TERENCE SMITH: FBI Director Robert Mueller became the third senior administration official in less than 24 hours to warn of the ongoing terrorist threat to the nation.
Mueller, whose Bureau has borne the brunt of criticism for failing to act on warnings prior to September 11, said that walk-in suicide bombings like those plaguing Israel are "inevitable" in the United States.
SPOKESMAN: Condoleezza Rice on "Face the Nation."
TERENCE SMITH: Yesterday the administration sent two of its most senior voices out on the Sunday talk show circuit to sound further warnings.
VICE PRESIDENT DICK CHENEY: The prospect of another attack against the United States is very, very real. It's just as real, in my opinion, as it was September 12.
ANCHOR: Not a matter of if, but when?
VICE PRESIDENT DICK CHENEY: Not a matter of if, but when.
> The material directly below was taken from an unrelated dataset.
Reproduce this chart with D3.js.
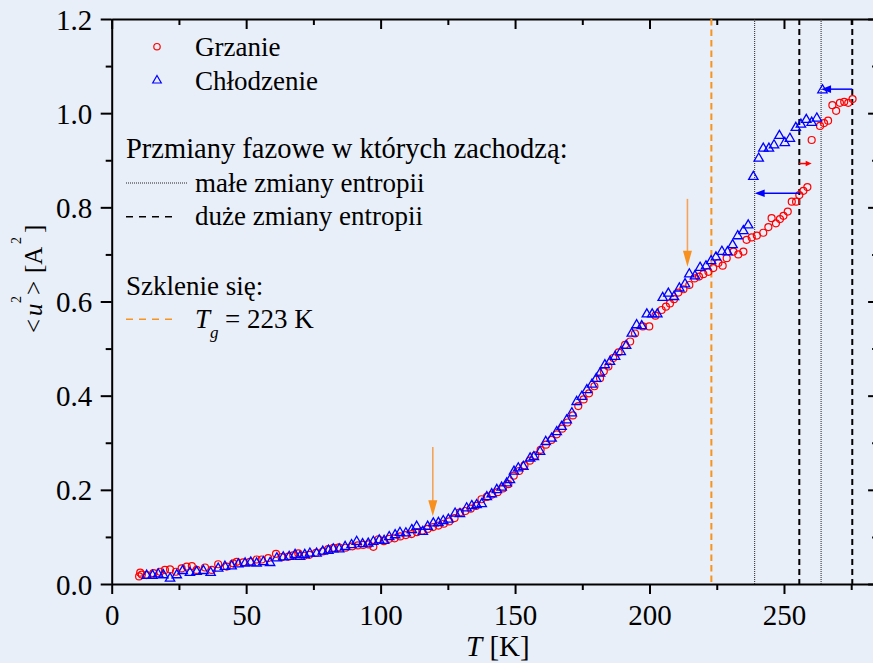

TERENCE SMITH: The Vice President and National Security Adviser Condoleezza Rice also sought to respond to criticism of the Bush administration's handling of terror-related intelligence reports before September 11-- in particular, one that reached the President while he vacationed in Texas last August.
VICE PRESIDENT DICK CHENEY: It was one more sort of rehash, if you will, of the material that was out there.
CONDOLEEZZA RICE: The fact is with intelligence, unless you have some sense as to when, where, or method, and that it's... it's pretty specific, it's hard to react.
TERENCE SMITH: Senior democrats reacted sharply to the latest information about what was known and when.
REP. RICHARD GEPHARDT: We need to look at who did what, who knew what, and what they did about it.
SEN. JOSEPH LIEBERMAN: We have to ask, "Why didn't somebody put all that together and notify the President, as commander-in- chief, what was going on?"
TERENCE SMITH: Both Congressman Gephardt and Senator Lieberman reiterated bipartisan congressional appeals for an independent commission to investigate the intelligence failures leading up to September 11.
The Vice President said he was against it.
VICE PRESIDENT DICK CHENEY: It's very hard for that kind of commission to do what needs to be done in terms of safeguarding the nation's secrets. I think there's a tradeoff here, frankly, between safeguarding that national interest, which is very much at stake here, and satisfying what sometimes becomes a search for headlines on Capitol Hill.
TERENCE SMITH: Meanwhile, a special joint investigation by members of the House and Senate Intelligence Committees is already under way.